===== GIVEN DATA =====

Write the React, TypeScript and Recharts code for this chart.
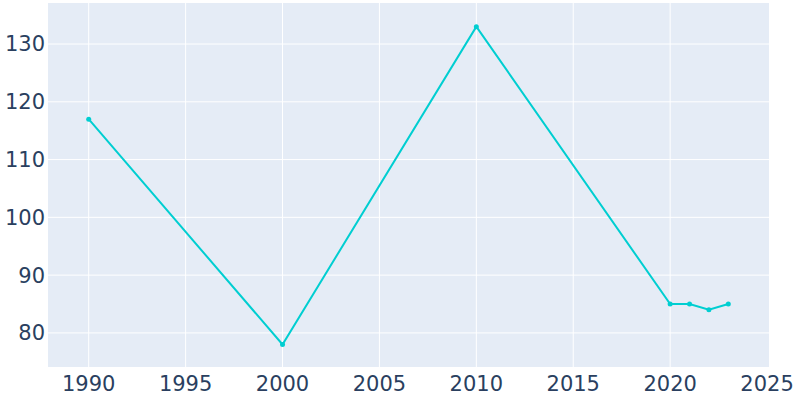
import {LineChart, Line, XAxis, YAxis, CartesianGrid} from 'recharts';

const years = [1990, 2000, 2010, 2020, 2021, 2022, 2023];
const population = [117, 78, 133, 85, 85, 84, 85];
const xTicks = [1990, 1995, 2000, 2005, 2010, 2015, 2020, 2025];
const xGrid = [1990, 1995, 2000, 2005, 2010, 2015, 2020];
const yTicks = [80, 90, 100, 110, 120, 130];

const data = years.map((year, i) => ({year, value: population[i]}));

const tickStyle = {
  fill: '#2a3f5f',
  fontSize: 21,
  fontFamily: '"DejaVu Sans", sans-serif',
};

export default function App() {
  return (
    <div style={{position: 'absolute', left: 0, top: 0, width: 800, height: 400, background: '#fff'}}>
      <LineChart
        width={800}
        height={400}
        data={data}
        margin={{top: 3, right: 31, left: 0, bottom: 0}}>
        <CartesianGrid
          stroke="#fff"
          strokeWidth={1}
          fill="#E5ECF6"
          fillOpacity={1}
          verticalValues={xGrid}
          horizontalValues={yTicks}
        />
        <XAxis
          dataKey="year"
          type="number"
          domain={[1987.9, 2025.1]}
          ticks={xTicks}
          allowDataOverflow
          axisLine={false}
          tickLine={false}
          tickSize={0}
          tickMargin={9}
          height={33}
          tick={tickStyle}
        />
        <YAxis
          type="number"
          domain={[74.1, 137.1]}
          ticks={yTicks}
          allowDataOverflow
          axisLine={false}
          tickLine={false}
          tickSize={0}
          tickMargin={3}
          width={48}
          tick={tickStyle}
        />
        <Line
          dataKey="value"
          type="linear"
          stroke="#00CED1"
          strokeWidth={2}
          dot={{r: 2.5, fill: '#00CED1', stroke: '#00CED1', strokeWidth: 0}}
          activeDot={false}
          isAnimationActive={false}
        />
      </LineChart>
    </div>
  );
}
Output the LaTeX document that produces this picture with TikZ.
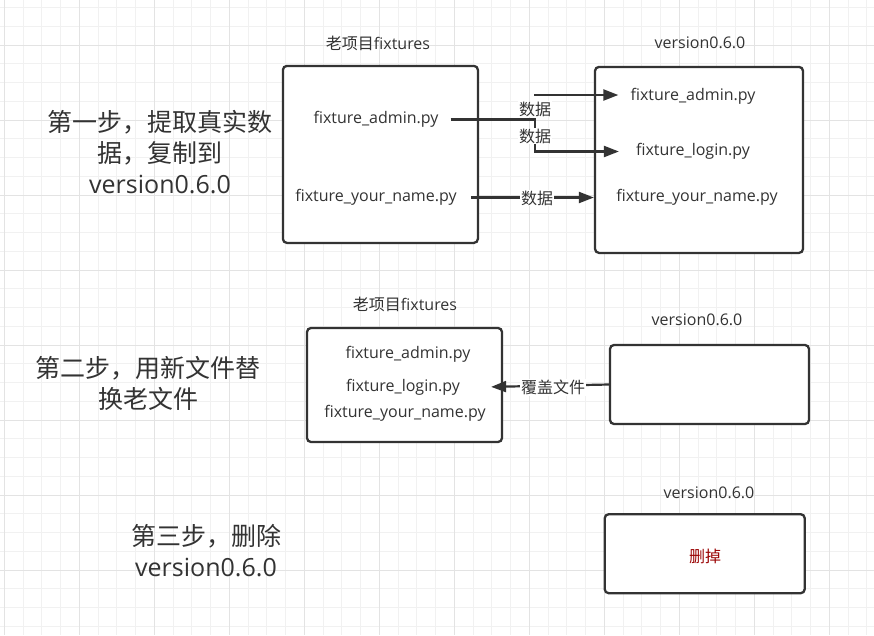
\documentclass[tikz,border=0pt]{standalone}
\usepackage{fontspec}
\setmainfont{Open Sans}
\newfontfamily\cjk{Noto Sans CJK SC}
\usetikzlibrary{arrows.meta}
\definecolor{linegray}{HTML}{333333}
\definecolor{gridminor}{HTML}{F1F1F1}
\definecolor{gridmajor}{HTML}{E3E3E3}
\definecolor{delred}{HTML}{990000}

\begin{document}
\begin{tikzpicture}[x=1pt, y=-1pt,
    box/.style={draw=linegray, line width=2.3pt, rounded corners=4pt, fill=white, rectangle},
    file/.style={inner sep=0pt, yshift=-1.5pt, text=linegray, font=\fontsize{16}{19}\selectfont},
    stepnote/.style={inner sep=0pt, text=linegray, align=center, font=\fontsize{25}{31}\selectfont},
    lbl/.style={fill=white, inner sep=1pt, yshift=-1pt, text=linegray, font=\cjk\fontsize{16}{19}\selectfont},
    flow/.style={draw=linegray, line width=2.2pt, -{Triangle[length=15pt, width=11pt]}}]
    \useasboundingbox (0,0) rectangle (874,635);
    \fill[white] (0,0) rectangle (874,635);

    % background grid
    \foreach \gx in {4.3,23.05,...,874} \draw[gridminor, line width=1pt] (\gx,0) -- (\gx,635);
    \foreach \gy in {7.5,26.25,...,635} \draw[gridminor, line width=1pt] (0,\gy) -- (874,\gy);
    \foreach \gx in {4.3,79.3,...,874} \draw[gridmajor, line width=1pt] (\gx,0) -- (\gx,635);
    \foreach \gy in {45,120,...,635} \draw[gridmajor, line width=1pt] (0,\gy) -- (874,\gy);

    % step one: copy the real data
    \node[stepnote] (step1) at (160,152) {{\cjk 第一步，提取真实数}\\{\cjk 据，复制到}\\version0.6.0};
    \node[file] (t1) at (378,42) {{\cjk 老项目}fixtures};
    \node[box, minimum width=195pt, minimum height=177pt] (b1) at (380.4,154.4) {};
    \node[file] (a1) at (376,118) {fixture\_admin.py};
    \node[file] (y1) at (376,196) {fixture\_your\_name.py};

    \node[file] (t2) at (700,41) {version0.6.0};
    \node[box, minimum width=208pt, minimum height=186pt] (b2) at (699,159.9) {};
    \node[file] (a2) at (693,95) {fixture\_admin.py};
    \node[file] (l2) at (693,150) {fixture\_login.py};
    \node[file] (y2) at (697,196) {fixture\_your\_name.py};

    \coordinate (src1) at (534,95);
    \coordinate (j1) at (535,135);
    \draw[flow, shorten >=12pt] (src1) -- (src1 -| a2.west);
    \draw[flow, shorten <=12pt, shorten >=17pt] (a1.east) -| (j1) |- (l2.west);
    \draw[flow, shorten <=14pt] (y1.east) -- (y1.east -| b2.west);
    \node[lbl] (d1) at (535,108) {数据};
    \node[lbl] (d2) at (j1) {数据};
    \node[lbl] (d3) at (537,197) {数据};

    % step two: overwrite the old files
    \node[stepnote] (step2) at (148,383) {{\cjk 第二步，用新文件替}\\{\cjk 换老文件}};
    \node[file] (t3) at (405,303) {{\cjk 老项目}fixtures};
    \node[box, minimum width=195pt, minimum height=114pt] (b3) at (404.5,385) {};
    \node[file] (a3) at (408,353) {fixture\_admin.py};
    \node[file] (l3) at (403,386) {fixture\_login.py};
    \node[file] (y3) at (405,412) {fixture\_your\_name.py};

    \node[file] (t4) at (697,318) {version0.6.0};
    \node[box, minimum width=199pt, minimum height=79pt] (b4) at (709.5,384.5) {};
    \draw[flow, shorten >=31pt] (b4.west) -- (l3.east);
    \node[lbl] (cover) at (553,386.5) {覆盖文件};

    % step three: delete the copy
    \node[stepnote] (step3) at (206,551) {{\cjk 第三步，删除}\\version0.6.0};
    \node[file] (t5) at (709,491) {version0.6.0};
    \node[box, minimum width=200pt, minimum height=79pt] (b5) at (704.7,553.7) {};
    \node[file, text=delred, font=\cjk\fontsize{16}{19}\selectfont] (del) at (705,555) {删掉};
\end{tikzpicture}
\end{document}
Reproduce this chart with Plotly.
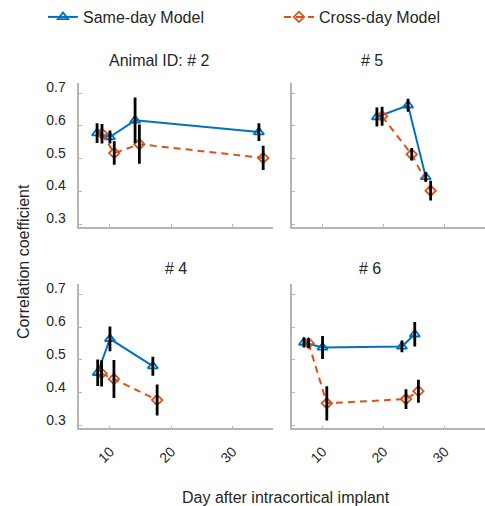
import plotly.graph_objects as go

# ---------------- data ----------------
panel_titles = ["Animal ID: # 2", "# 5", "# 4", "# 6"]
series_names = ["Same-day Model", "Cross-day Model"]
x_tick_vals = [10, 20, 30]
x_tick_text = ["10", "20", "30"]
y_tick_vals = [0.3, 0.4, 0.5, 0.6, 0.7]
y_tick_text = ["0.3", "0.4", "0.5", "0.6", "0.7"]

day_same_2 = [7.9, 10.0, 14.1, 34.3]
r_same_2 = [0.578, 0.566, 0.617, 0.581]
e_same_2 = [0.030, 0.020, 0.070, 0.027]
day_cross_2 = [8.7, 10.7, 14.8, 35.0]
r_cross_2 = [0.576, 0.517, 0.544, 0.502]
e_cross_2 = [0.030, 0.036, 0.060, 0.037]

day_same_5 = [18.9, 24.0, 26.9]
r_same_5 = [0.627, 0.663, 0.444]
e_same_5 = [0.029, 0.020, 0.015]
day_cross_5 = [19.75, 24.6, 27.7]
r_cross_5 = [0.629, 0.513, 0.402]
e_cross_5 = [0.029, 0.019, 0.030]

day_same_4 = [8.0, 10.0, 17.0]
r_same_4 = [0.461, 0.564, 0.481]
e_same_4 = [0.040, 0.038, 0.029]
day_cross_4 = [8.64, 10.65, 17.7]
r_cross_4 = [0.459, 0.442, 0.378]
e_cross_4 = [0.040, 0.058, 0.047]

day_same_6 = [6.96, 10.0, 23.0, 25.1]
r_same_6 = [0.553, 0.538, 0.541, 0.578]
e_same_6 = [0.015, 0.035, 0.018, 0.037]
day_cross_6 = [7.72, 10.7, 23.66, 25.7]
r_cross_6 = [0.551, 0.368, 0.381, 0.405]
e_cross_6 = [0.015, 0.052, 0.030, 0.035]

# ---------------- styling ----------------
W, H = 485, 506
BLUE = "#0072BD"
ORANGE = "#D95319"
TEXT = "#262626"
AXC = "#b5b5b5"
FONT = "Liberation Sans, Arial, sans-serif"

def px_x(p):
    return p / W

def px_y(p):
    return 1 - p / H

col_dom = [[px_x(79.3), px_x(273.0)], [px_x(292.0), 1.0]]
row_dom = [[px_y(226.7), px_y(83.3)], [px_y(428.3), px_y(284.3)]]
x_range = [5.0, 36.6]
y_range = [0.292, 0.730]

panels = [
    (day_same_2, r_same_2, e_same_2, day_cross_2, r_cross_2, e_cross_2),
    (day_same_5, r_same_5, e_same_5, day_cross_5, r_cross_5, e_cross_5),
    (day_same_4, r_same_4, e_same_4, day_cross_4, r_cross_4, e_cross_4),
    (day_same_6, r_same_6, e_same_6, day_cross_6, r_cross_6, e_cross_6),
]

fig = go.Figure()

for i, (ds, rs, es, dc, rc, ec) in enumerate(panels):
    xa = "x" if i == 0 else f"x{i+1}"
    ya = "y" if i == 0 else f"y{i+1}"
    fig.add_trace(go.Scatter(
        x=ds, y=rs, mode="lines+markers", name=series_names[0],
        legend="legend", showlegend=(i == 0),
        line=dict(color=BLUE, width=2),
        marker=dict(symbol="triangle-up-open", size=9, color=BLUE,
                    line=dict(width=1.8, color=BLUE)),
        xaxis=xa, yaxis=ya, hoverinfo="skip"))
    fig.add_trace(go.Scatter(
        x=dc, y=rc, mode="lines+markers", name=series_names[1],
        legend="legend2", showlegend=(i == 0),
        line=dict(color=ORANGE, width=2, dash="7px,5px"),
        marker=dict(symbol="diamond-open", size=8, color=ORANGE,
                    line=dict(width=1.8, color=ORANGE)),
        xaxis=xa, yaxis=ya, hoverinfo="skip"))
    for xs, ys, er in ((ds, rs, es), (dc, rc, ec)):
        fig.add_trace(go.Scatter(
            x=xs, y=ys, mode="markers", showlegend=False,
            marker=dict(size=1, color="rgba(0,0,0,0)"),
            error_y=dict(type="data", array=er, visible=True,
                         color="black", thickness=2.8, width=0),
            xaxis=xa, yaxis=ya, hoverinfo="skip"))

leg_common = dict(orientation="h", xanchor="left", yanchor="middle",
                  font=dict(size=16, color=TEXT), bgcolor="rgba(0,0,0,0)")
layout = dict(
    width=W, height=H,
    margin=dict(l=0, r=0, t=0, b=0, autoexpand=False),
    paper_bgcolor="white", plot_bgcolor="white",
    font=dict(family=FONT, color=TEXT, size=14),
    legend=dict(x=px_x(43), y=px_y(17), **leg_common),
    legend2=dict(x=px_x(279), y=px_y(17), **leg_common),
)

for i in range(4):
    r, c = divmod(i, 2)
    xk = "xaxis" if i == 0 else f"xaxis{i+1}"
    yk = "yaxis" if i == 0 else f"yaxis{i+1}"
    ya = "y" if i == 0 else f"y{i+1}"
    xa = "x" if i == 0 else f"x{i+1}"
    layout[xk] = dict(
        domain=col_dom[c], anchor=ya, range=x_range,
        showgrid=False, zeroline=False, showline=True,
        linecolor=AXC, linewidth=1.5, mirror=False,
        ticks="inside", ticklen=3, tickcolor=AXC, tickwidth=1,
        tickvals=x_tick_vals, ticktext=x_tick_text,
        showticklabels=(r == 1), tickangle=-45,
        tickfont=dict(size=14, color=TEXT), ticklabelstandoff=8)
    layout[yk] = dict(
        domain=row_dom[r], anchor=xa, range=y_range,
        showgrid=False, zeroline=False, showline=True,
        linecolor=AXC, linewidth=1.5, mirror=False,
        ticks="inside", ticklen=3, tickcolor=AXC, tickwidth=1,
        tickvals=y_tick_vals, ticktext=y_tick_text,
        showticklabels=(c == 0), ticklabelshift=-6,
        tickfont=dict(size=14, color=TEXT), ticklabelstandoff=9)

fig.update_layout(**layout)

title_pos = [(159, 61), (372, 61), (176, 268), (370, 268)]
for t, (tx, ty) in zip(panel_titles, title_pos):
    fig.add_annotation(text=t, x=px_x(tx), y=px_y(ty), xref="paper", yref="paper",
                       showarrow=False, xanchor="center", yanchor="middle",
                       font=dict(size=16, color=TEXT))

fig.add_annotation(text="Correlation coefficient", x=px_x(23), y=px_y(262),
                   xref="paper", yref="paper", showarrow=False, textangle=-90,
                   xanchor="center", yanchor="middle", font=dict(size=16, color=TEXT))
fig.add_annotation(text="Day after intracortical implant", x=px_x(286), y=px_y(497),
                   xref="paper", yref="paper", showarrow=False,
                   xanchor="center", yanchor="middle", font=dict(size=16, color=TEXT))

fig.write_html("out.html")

=====

• GIVEN INSTRUCTION
Skip the pictures and repeat, word for word, the lines from the one containing "Reproduce this chart with Plotly." to the one containing "y_range = [0.292, 0.730]", keeping both of those lines.

• ANSWER TO THE PROBLEM
Reproduce this chart with Plotly.
import plotly.graph_objects as go

# ---------------- data ----------------
panel_titles = ["Animal ID: # 2", "# 5", "# 4", "# 6"]
series_names = ["Same-day Model", "Cross-day Model"]
x_tick_vals = [10, 20, 30]
x_tick_text = ["10", "20", "30"]
y_tick_vals = [0.3, 0.4, 0.5, 0.6, 0.7]
y_tick_text = ["0.3", "0.4", "0.5", "0.6", "0.7"]

day_same_2 = [7.9, 10.0, 14.1, 34.3]
r_same_2 = [0.578, 0.566, 0.617, 0.581]
e_same_2 = [0.030, 0.020, 0.070, 0.027]
day_cross_2 = [8.7, 10.7, 14.8, 35.0]
r_cross_2 = [0.576, 0.517, 0.544, 0.502]
e_cross_2 = [0.030, 0.036, 0.060, 0.037]

day_same_5 = [18.9, 24.0, 26.9]
r_same_5 = [0.627, 0.663, 0.444]
e_same_5 = [0.029, 0.020, 0.015]
day_cross_5 = [19.75, 24.6, 27.7]
r_cross_5 = [0.629, 0.513, 0.402]
e_cross_5 = [0.029, 0.019, 0.030]

day_same_4 = [8.0, 10.0, 17.0]
r_same_4 = [0.461, 0.564, 0.481]
e_same_4 = [0.040, 0.038, 0.029]
day_cross_4 = [8.64, 10.65, 17.7]
r_cross_4 = [0.459, 0.442, 0.378]
e_cross_4 = [0.040, 0.058, 0.047]

day_same_6 = [6.96, 10.0, 23.0, 25.1]
r_same_6 = [0.553, 0.538, 0.541, 0.578]
e_same_6 = [0.015, 0.035, 0.018, 0.037]
day_cross_6 = [7.72, 10.7, 23.66, 25.7]
r_cross_6 = [0.551, 0.368, 0.381, 0.405]
e_cross_6 = [0.015, 0.052, 0.030, 0.035]

# ---------------- styling ----------------
W, H = 485, 506
BLUE = "#0072BD"
ORANGE = "#D95319"
TEXT = "#262626"
AXC = "#b5b5b5"
FONT = "Liberation Sans, Arial, sans-serif"

def px_x(p):
    return p / W

def px_y(p):
    return 1 - p / H

col_dom = [[px_x(79.3), px_x(273.0)], [px_x(292.0), 1.0]]
row_dom = [[px_y(226.7), px_y(83.3)], [px_y(428.3), px_y(284.3)]]
x_range = [5.0, 36.6]
y_range = [0.292, 0.730]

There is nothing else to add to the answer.